What needs to be done:
Leave out the pictures and repeat the data exactly.

==*==

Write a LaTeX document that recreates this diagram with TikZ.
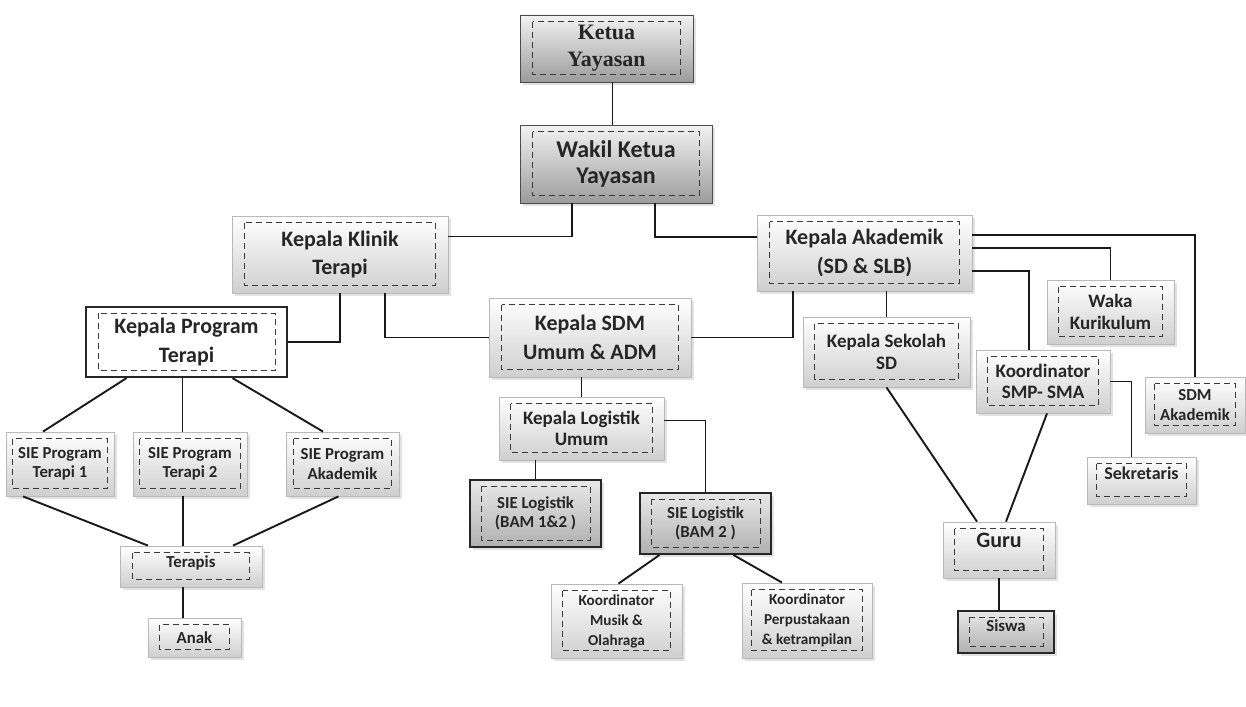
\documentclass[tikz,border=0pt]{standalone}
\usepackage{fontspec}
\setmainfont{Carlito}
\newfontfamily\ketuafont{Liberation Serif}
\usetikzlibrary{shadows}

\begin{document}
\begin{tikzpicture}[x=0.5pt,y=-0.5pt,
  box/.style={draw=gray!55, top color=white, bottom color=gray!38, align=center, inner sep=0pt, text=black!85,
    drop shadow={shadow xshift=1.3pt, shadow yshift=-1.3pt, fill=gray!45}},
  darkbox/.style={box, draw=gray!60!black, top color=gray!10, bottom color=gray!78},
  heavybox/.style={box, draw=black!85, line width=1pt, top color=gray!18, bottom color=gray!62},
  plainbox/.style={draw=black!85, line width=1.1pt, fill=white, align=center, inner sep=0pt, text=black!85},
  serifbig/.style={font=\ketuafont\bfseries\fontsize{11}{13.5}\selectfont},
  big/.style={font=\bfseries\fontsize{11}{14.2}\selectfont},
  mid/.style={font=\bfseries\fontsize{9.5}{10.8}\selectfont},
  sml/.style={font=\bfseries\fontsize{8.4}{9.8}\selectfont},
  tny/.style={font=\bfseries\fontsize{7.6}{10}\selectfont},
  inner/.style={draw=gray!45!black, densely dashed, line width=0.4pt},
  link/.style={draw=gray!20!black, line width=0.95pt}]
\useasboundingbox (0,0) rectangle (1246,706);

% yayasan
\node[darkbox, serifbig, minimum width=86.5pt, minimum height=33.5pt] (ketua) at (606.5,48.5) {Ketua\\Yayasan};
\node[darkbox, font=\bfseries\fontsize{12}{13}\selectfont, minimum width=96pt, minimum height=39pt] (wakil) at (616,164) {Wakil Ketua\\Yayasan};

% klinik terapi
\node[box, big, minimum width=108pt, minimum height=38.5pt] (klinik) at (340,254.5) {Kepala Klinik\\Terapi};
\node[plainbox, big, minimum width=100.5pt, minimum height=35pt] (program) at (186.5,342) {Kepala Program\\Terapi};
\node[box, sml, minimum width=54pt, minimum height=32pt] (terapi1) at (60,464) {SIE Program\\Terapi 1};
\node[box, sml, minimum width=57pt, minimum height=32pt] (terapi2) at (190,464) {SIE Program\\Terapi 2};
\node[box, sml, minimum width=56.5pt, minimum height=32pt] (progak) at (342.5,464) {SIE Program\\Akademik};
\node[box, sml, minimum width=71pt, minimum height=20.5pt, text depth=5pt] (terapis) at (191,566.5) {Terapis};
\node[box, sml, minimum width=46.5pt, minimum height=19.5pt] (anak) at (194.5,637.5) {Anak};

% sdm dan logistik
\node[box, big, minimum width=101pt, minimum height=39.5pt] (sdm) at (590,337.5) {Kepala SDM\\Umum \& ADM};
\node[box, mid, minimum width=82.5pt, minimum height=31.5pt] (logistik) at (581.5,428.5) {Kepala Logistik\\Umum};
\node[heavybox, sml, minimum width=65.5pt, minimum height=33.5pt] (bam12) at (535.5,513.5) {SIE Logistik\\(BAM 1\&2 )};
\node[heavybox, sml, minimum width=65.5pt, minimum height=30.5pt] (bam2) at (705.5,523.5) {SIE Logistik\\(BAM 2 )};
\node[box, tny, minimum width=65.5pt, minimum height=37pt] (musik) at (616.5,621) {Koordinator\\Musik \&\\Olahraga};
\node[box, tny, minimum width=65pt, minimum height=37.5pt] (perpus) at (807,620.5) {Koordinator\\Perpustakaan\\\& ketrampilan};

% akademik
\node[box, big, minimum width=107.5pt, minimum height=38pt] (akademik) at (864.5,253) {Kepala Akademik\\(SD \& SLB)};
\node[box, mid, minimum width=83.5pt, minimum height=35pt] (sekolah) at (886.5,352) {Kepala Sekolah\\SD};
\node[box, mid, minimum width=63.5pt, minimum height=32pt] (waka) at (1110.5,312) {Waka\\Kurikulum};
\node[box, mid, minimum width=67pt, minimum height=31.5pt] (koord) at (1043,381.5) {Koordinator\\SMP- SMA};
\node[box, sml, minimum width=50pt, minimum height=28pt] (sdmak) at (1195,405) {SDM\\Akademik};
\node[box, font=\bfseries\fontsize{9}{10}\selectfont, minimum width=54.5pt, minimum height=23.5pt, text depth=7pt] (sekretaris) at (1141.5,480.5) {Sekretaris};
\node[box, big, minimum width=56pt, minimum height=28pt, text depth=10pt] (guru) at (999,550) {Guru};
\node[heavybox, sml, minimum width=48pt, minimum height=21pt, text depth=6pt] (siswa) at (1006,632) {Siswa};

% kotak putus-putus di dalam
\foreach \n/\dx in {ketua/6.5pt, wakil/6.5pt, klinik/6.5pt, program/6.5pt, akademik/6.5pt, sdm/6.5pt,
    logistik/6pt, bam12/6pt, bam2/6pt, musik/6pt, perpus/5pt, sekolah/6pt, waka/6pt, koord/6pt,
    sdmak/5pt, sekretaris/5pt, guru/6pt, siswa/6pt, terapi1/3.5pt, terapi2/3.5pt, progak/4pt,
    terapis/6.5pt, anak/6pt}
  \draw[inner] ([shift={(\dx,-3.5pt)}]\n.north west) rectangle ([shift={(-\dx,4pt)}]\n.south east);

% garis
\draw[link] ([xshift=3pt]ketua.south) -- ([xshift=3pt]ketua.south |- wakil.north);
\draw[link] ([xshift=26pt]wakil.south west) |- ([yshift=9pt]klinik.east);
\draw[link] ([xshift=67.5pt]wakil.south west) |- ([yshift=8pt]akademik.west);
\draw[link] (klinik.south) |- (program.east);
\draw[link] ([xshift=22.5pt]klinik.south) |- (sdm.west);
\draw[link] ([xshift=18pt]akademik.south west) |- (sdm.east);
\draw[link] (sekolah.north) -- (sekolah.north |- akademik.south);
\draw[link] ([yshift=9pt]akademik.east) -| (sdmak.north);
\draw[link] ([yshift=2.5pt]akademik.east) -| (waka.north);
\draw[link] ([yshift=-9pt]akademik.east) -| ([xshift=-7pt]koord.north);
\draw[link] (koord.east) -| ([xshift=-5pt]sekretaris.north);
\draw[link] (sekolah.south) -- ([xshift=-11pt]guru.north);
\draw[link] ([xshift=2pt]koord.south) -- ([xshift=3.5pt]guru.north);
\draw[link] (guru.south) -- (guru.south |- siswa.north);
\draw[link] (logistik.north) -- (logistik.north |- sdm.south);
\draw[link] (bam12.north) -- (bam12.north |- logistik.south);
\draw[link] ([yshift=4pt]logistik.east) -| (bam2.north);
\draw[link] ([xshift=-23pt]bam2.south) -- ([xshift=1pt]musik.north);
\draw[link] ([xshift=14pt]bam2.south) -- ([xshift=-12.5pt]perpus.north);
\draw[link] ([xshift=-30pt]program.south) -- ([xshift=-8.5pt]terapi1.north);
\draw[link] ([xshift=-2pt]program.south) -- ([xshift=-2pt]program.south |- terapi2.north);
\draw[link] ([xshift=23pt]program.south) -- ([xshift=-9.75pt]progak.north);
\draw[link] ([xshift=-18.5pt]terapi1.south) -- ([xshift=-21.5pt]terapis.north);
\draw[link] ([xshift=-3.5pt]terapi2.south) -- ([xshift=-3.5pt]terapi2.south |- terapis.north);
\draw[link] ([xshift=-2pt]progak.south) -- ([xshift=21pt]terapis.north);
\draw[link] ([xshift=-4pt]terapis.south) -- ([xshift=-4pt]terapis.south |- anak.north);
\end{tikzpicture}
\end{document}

==*==

Full solution:
Write a LaTeX document that recreates this diagram with TikZ.
\documentclass[tikz,border=0pt]{standalone}
\usepackage{fontspec}
\setmainfont{Carlito}
\newfontfamily\ketuafont{Liberation Serif}
\usetikzlibrary{shadows}

\begin{document}
\begin{tikzpicture}[x=0.5pt,y=-0.5pt,
  box/.style={draw=gray!55, top color=white, bottom color=gray!38, align=center, inner sep=0pt, text=black!85,
    drop shadow={shadow xshift=1.3pt, shadow yshift=-1.3pt, fill=gray!45}},
  darkbox/.style={box, draw=gray!60!black, top color=gray!10, bottom color=gray!78},
  heavybox/.style={box, draw=black!85, line width=1pt, top color=gray!18, bottom color=gray!62},
  plainbox/.style={draw=black!85, line width=1.1pt, fill=white, align=center, inner sep=0pt, text=black!85},
  serifbig/.style={font=\ketuafont\bfseries\fontsize{11}{13.5}\selectfont},
  big/.style={font=\bfseries\fontsize{11}{14.2}\selectfont},
  mid/.style={font=\bfseries\fontsize{9.5}{10.8}\selectfont},
  sml/.style={font=\bfseries\fontsize{8.4}{9.8}\selectfont},
  tny/.style={font=\bfseries\fontsize{7.6}{10}\selectfont},
  inner/.style={draw=gray!45!black, densely dashed, line width=0.4pt},
  link/.style={draw=gray!20!black, line width=0.95pt}]
\useasboundingbox (0,0) rectangle (1246,706);

% yayasan
\node[darkbox, serifbig, minimum width=86.5pt, minimum height=33.5pt] (ketua) at (606.5,48.5) {Ketua\\Yayasan};
\node[darkbox, font=\bfseries\fontsize{12}{13}\selectfont, minimum width=96pt, minimum height=39pt] (wakil) at (616,164) {Wakil Ketua\\Yayasan};

% klinik terapi
\node[box, big, minimum width=108pt, minimum height=38.5pt] (klinik) at (340,254.5) {Kepala Klinik\\Terapi};
\node[plainbox, big, minimum width=100.5pt, minimum height=35pt] (program) at (186.5,342) {Kepala Program\\Terapi};
\node[box, sml, minimum width=54pt, minimum height=32pt] (terapi1) at (60,464) {SIE Program\\Terapi 1};
\node[box, sml, minimum width=57pt, minimum height=32pt] (terapi2) at (190,464) {SIE Program\\Terapi 2};
\node[box, sml, minimum width=56.5pt, minimum height=32pt] (progak) at (342.5,464) {SIE Program\\Akademik};
\node[box, sml, minimum width=71pt, minimum height=20.5pt, text depth=5pt] (terapis) at (191,566.5) {Terapis};
\node[box, sml, minimum width=46.5pt, minimum height=19.5pt] (anak) at (194.5,637.5) {Anak};

% sdm dan logistik
\node[box, big, minimum width=101pt, minimum height=39.5pt] (sdm) at (590,337.5) {Kepala SDM\\Umum \& ADM};
\node[box, mid, minimum width=82.5pt, minimum height=31.5pt] (logistik) at (581.5,428.5) {Kepala Logistik\\Umum};
\node[heavybox, sml, minimum width=65.5pt, minimum height=33.5pt] (bam12) at (535.5,513.5) {SIE Logistik\\(BAM 1\&2 )};
\node[heavybox, sml, minimum width=65.5pt, minimum height=30.5pt] (bam2) at (705.5,523.5) {SIE Logistik\\(BAM 2 )};
\node[box, tny, minimum width=65.5pt, minimum height=37pt] (musik) at (616.5,621) {Koordinator\\Musik \&\\Olahraga};
\node[box, tny, minimum width=65pt, minimum height=37.5pt] (perpus) at (807,620.5) {Koordinator\\Perpustakaan\\\& ketrampilan};

% akademik
\node[box, big, minimum width=107.5pt, minimum height=38pt] (akademik) at (864.5,253) {Kepala Akademik\\(SD \& SLB)};
\node[box, mid, minimum width=83.5pt, minimum height=35pt] (sekolah) at (886.5,352) {Kepala Sekolah\\SD};
\node[box, mid, minimum width=63.5pt, minimum height=32pt] (waka) at (1110.5,312) {Waka\\Kurikulum};
\node[box, mid, minimum width=67pt, minimum height=31.5pt] (koord) at (1043,381.5) {Koordinator\\SMP- SMA};
\node[box, sml, minimum width=50pt, minimum height=28pt] (sdmak) at (1195,405) {SDM\\Akademik};
\node[box, font=\bfseries\fontsize{9}{10}\selectfont, minimum width=54.5pt, minimum height=23.5pt, text depth=7pt] (sekretaris) at (1141.5,480.5) {Sekretaris};
\node[box, big, minimum width=56pt, minimum height=28pt, text depth=10pt] (guru) at (999,550) {Guru};
\node[heavybox, sml, minimum width=48pt, minimum height=21pt, text depth=6pt] (siswa) at (1006,632) {Siswa};

% kotak putus-putus di dalam
\foreach \n/\dx in {ketua/6.5pt, wakil/6.5pt, klinik/6.5pt, program/6.5pt, akademik/6.5pt, sdm/6.5pt,
    logistik/6pt, bam12/6pt, bam2/6pt, musik/6pt, perpus/5pt, sekolah/6pt, waka/6pt, koord/6pt,
    sdmak/5pt, sekretaris/5pt, guru/6pt, siswa/6pt, terapi1/3.5pt, terapi2/3.5pt, progak/4pt,
    terapis/6.5pt, anak/6pt}
  \draw[inner] ([shift={(\dx,-3.5pt)}]\n.north west) rectangle ([shift={(-\dx,4pt)}]\n.south east);

% garis
\draw[link] ([xshift=3pt]ketua.south) -- ([xshift=3pt]ketua.south |- wakil.north);
\draw[link] ([xshift=26pt]wakil.south west) |- ([yshift=9pt]klinik.east);
\draw[link] ([xshift=67.5pt]wakil.south west) |- ([yshift=8pt]akademik.west);
\draw[link] (klinik.south) |- (program.east);
\draw[link] ([xshift=22.5pt]klinik.south) |- (sdm.west);
\draw[link] ([xshift=18pt]akademik.south west) |- (sdm.east);
\draw[link] (sekolah.north) -- (sekolah.north |- akademik.south);
\draw[link] ([yshift=9pt]akademik.east) -| (sdmak.north);
\draw[link] ([yshift=2.5pt]akademik.east) -| (waka.north);
\draw[link] ([yshift=-9pt]akademik.east) -| ([xshift=-7pt]koord.north);
\draw[link] (koord.east) -| ([xshift=-5pt]sekretaris.north);
\draw[link] (sekolah.south) -- ([xshift=-11pt]guru.north);
\draw[link] ([xshift=2pt]koord.south) -- ([xshift=3.5pt]guru.north);
\draw[link] (guru.south) -- (guru.south |- siswa.north);
\draw[link] (logistik.north) -- (logistik.north |- sdm.south);
\draw[link] (bam12.north) -- (bam12.north |- logistik.south);
\draw[link] ([yshift=4pt]logistik.east) -| (bam2.north);
\draw[link] ([xshift=-23pt]bam2.south) -- ([xshift=1pt]musik.north);
\draw[link] ([xshift=14pt]bam2.south) -- ([xshift=-12.5pt]perpus.north);
\draw[link] ([xshift=-30pt]program.south) -- ([xshift=-8.5pt]terapi1.north);
\draw[link] ([xshift=-2pt]program.south) -- ([xshift=-2pt]program.south |- terapi2.north);
\draw[link] ([xshift=23pt]program.south) -- ([xshift=-9.75pt]progak.north);
\draw[link] ([xshift=-18.5pt]terapi1.south) -- ([xshift=-21.5pt]terapis.north);
\draw[link] ([xshift=-3.5pt]terapi2.south) -- ([xshift=-3.5pt]terapi2.south |- terapis.north);
\draw[link] ([xshift=-2pt]progak.south) -- ([xshift=21pt]terapis.north);
\draw[link] ([xshift=-4pt]terapis.south) -- ([xshift=-4pt]terapis.south |- anak.north);
\end{tikzpicture}
\end{document}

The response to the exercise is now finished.